The new Steinhart Aquarium will feature a creative layout, offering visitors unprecedented perspectives on the fascinating world of water. Immersive exhibition spaces will introduce visitors to the central role aquatic environments play in the living world. One of the Steinhart's distinctive new exhibits will be a 20 feet deep, 212,000 gallon living Philippine coral reef habitat. The Steinhart’s existing coral reef exhibit is a 6,000 gallon tank.

A dramatic, multi-level exhibition space will represent four rainforests, telling the story of the earth’s most diverse terrestrial habitats with the sights and sounds particular to each locale. Visitors will take a vertical journey through the different rainforest zones, from the forest floor to the upper canopy, seeing the unique insects, plants, reptiles and amphibians that live in these vital habitats.

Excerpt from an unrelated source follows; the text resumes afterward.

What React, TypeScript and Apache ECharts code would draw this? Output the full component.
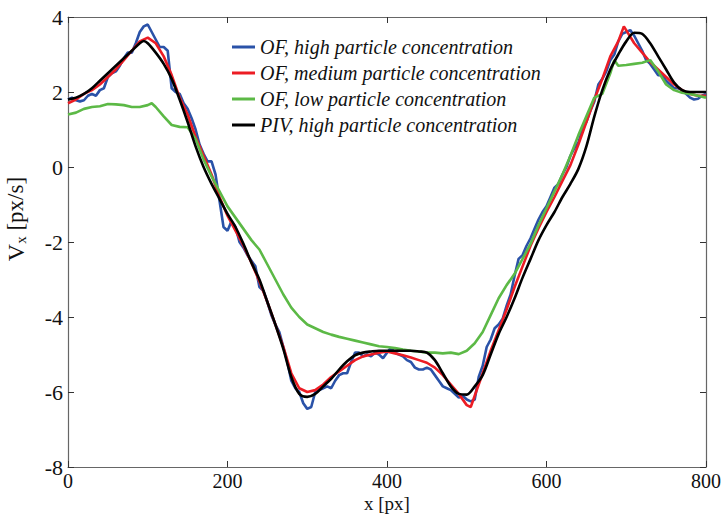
import React, { useEffect, useRef } from "react";
import * as echarts from "echarts";

const xTicks = [0, 200, 400, 600, 800];
const seriesNames = [
  "OF, high particle concentration",
  "OF, medium particle concentration",
  "OF, low particle concentration",
  "PIV, high particle concentration",
];

const xsHigh = [
  0, 5, 10, 15, 20, 25, 30, 35, 40, 45, 50, 55, 60, 65, 70, 75, 80, 85, 90, 95, 100, 105, 110, 115, 120, 125, 130, 135, 140, 145,
  150, 155, 160, 165, 170, 175, 180, 185, 190, 195, 200, 205, 210, 215, 220, 225, 230, 235, 240, 245, 250, 255, 260, 265, 270, 275,
  280, 285, 290, 295, 300, 305, 310, 315, 320, 325, 330, 335, 340, 345, 350, 355, 360, 365, 370, 375, 380, 385, 390, 395, 400, 405,
  410, 415, 420, 425, 430, 435, 440, 445, 450, 455, 460, 465, 470, 475, 480, 485, 490, 495, 500, 505, 510, 515, 520, 525, 530, 535,
  540, 545, 550, 555, 560, 565, 570, 575, 580, 585, 590, 595, 600, 605, 610, 615, 620, 625, 630, 635, 640, 645, 650, 655, 660, 665,
  670, 675, 680, 685, 690, 695, 700, 705, 710, 715, 720, 725, 730, 735, 740, 745, 750, 755, 760, 765, 770, 775, 780, 785, 790, 795, 800,
];
const yHigh = [
  1.8, 1.85, 1.78, 1.75, 1.78, 1.9, 1.95, 1.9, 2.05, 2.1, 2.4, 2.5, 2.55, 2.7, 2.9, 3.05, 3.05, 3.3, 3.6, 3.75, 3.8, 3.6, 3.4, 3.2, 3.2, 3.1, 2.1, 2.0, 1.95, 1.7,
  1.55, 1.3, 1.0, 0.6, 0.35, 0.15, 0.15, -0.2, -0.9, -1.6, -1.7, -1.45, -1.6, -2.0, -2.15, -2.35, -2.5, -2.65, -3.2, -3.3, -3.6, -3.95, -4.2, -4.4, -4.8, -5.2,
  -5.7, -5.9, -6.0, -6.3, -6.45, -6.4, -6.0, -5.95, -5.9, -5.85, -5.9, -5.7, -5.55, -5.5, -5.5, -5.2, -4.95, -4.95, -5.05, -5.0, -5.05, -4.95, -5.0, -5.1, -4.95, -4.82,
  -4.95, -5.0, -5.05, -5.15, -5.2, -5.35, -5.4, -5.4, -5.35, -5.4, -5.55, -5.7, -5.85, -5.9, -5.95, -6.05, -6.15, -6.1, -6.2, -6.25, -6.2, -5.6, -5.3, -4.8, -4.6, -4.3,
  -4.2, -4.05, -3.7, -3.4, -2.9, -2.45, -2.35, -2.1, -1.9, -1.65, -1.4, -1.2, -1.05, -0.8, -0.55, -0.45, -0.2, 0.0, 0.3, 0.5, 0.65, 1.0, 1.2, 1.5, 1.75, 2.2,
  2.35, 2.55, 2.85, 3.0, 3.35, 3.55, 3.6, 3.65, 3.5, 3.3, 3.1, 2.85, 2.75, 2.6, 2.45, 2.45, 2.3, 2.2, 2.1, 2.1, 2.05, 1.95, 1.85, 1.8, 1.82, 1.9, 1.95,
];

const xsMedium = [
  0, 10, 20, 30, 40, 50, 60, 70, 80, 90, 100, 110, 120, 130, 140, 150, 160, 170, 180, 190, 200, 210, 220, 230, 240, 250, 260, 270, 280, 290,
  300, 310, 320, 330, 340, 350, 360, 370, 380, 390, 400, 410, 420, 430, 440, 450, 460, 470, 480, 490, 500, 505, 510, 520, 530, 540, 550, 560, 570, 580,
  590, 600, 610, 620, 630, 640, 650, 660, 670, 680, 690, 697, 710, 720, 730, 740, 750, 760, 770, 780, 790, 800,
];
const yMedium = [
  1.7, 1.8, 1.95, 2.05, 2.2, 2.4, 2.6, 2.85, 3.1, 3.35, 3.45, 3.3, 2.95, 2.45, 1.85, 1.4, 0.8, 0.3, -0.2, -0.8, -1.3, -1.7, -2.1, -2.55, -3.05, -3.6, -4.2, -4.8, -5.5, -5.9,
  -6.0, -5.95, -5.8, -5.6, -5.45, -5.3, -5.15, -5.05, -5.0, -4.95, -4.92, -4.97, -5.02, -5.08, -5.15, -5.22, -5.35, -5.55, -5.8, -6.05, -6.35, -6.4, -6.1, -5.5, -4.9, -4.35, -3.8, -3.2, -2.65, -2.1,
  -1.63, -1.2, -0.8, -0.37, 0.05, 0.6, 1.2, 1.8, 2.35, 2.95, 3.35, 3.75, 3.3, 3.05, 2.8, 2.6, 2.4, 2.2, 2.05, 1.95, 1.9, 1.9,
];

const xsLow = [
  0, 10, 20, 30, 40, 50, 60, 70, 80, 90, 100, 105, 110, 120, 130, 140, 150, 160, 170, 180, 190, 200, 210, 220, 230, 240, 250, 260, 270, 280,
  290, 300, 310, 320, 330, 340, 350, 360, 370, 380, 390, 400, 410, 420, 430, 440, 450, 460, 470, 480, 490, 500, 510, 520, 530, 540, 550, 560, 570, 580,
  590, 600, 610, 620, 630, 640, 650, 660, 670, 680, 685, 690, 700, 710, 720, 730, 740, 750, 760, 770, 780, 790, 800,
];
const yLow = [
  1.4, 1.45, 1.55, 1.6, 1.62, 1.68, 1.67, 1.65, 1.6, 1.6, 1.65, 1.7, 1.6, 1.35, 1.12, 1.07, 1.06, 0.75, 0.2, -0.25, -0.65, -1.05, -1.35, -1.65, -1.95, -2.2, -2.6, -3.0, -3.4, -3.75,
  -4.0, -4.2, -4.3, -4.4, -4.47, -4.53, -4.58, -4.63, -4.68, -4.73, -4.78, -4.8, -4.83, -4.87, -4.9, -4.92, -4.95, -4.95, -4.97, -4.95, -4.99, -4.9, -4.7, -4.4, -3.95, -3.5, -3.15, -2.85, -2.45, -2.05,
  -1.55, -1.1, -0.65, -0.2, 0.3, 0.85, 1.35, 1.85, 1.95, 2.5, 2.85, 2.7, 2.72, 2.75, 2.78, 2.85, 2.55, 2.2, 2.05, 1.98, 1.95, 1.9, 1.85,
];

const xsPiv = [
  0, 10, 20, 30, 40, 50, 60, 70, 80, 90, 95, 100, 110, 120, 130, 140, 150, 160, 170, 180, 190, 200, 210, 220, 230, 240, 250, 260, 270, 280,
  290, 300, 310, 320, 330, 340, 350, 360, 370, 380, 390, 400, 410, 420, 430, 440, 450, 460, 470, 480, 490, 500, 510, 520, 530, 540, 550, 560, 570, 580,
  590, 600, 610, 620, 630, 640, 650, 660, 670, 680, 690, 700, 710, 720, 730, 740, 750, 760, 770, 780, 790, 800,
];
const yPiv = [
  1.8, 1.85, 1.95, 2.1, 2.3, 2.5, 2.7, 2.9, 3.1, 3.3, 3.36, 3.3, 3.05, 2.75, 2.35, 1.8, 1.2, 0.55, 0.0, -0.45, -0.85, -1.25, -1.6, -2.05, -2.55, -3.0, -3.6, -4.2, -4.85, -5.6,
  -6.05, -6.13, -6.05, -5.85, -5.65, -5.4, -5.18, -5.02, -4.95, -4.92, -4.9, -4.9, -4.9, -4.9, -4.9, -4.92, -4.95, -5.15, -5.5, -5.85, -6.05, -6.07, -5.85, -5.55, -5.0, -4.45, -4.0, -3.5, -2.95, -2.45,
  -1.95, -1.55, -1.2, -0.8, -0.45, -0.05, 0.55, 1.35, 2.05, 2.6, 3.0, 3.35, 3.58, 3.55, 3.3, 2.95, 2.6, 2.25, 2.05, 2.0, 2.0, 2.0,
];

const colors = ["#2a52a8", "#ec1c24", "#5cb946", "#000000"];

const zip = (xs: number[], ys: number[]) => xs.map((x, i) => [x, ys[i]]);

export default function App() {
  const ref = useRef<HTMLDivElement>(null);
  useEffect(() => {
    if (!ref.current) return;
    const chart = echarts.init(ref.current, null, { renderer: "svg" });
    const font = "Liberation Serif";
    const axisLine = { show: true, onZero: false, lineStyle: { color: "#666", width: 1.2 } };
    const tick = { show: true, inside: true, length: 6, lineStyle: { color: "#333" } };
    const datas = [zip(xsHigh, yHigh), zip(xsMedium, yMedium), zip(xsLow, yLow), zip(xsPiv, yPiv)];
    chart.setOption({
      animation: false,
      backgroundColor: "#fff",
      grid: { left: 68, right: 16, top: 17, bottom: 47, containLabel: false, outerBoundsMode: "none" },
      legend: {
        orient: "vertical",
        left: 227,
        top: 32,
        itemWidth: 23,
        itemHeight: 3,
        itemGap: 6,
        icon: "rect",
        data: seriesNames,
        textStyle: { fontFamily: font, fontStyle: "italic", fontSize: 20, color: "#111", lineHeight: 20 },
      },
      xAxis: [
        {
          type: "value",
          min: 0,
          max: 800,
          interval: 200,
          position: "bottom",
          axisLine,
          axisTick: tick,
          splitLine: { show: false },
          axisLabel: { fontFamily: font, fontSize: 20, color: "#111", margin: 4, lineHeight: 20 },
          name: "x [px]",
          nameLocation: "middle",
          nameGap: 27,
          nameMoveOverlap: false,
          nameTextStyle: { fontFamily: font, fontSize: 19, color: "#111", lineHeight: 19 },
        },
        {
          type: "value",
          min: 0,
          max: 800,
          interval: 200,
          position: "top",
          axisLine,
          axisTick: tick,
          splitLine: { show: false },
          axisLabel: { show: false },
        },
      ],
      yAxis: [
        {
          type: "value",
          min: -8,
          max: 4,
          interval: 2,
          position: "left",
          axisLine,
          axisTick: tick,
          splitLine: { show: false },
          axisLabel: { fontFamily: font, fontSize: 22, color: "#111", margin: 5 },
          name: "{v|V}{s|x}{n| [px/s]}",
          nameLocation: "middle",
          nameRotate: 90,
          nameGap: 40,
          nameMoveOverlap: false,
          nameTextStyle: {
            fontFamily: font,
            fontSize: 23,
            color: "#111",
            padding: [0, 0, 0, 46],
            rich: {
              v: { fontFamily: font, fontSize: 24, color: "#111" },
              s: { fontFamily: font, fontSize: 15, color: "#111", verticalAlign: "bottom", padding: [10, 0, 0, 0] },
              n: { fontFamily: font, fontSize: 23, color: "#111" },
            },
          },
        },
        {
          type: "value",
          min: -8,
          max: 4,
          interval: 2,
          position: "right",
          axisLine,
          axisTick: tick,
          splitLine: { show: false },
          axisLabel: { show: false },
        },
      ],
      series: seriesNames.map((name, i) => ({
        name,
        type: "line",
        data: datas[i],
        showSymbol: false,
        symbol: "none",
        smooth: i === 3 ? 0.3 : false,
        lineStyle: { color: colors[i], width: 2.6 },
        itemStyle: { color: colors[i] },
        z: 2 + i,
      })),
    });
    return () => chart.dispose();
  }, []);
  return <div ref={ref} style={{ width: 722, height: 514, position: "absolute", left: 0, top: 0 }} />;
}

A new Morrison Planetarium will offer visitors the opportunity to journey to the edges of space and time, tracing the beginnings of the universe and the evolution of the elements that comprise all life on earth. The state-of-the-art facility will reveal remarkable cosmic discoveries that scientists are making at a rate unprecedented in the history of science.

A critical part of the Academy's mission is sharing the excitement of scientific exploration and discovery. In the new Academy, visitors will have increased access to the Academy's research and collection areas. Views into the modernized research labs and diverse collections will allow visitors to look behind the scenes and see the Academy's scientific work as it takes place.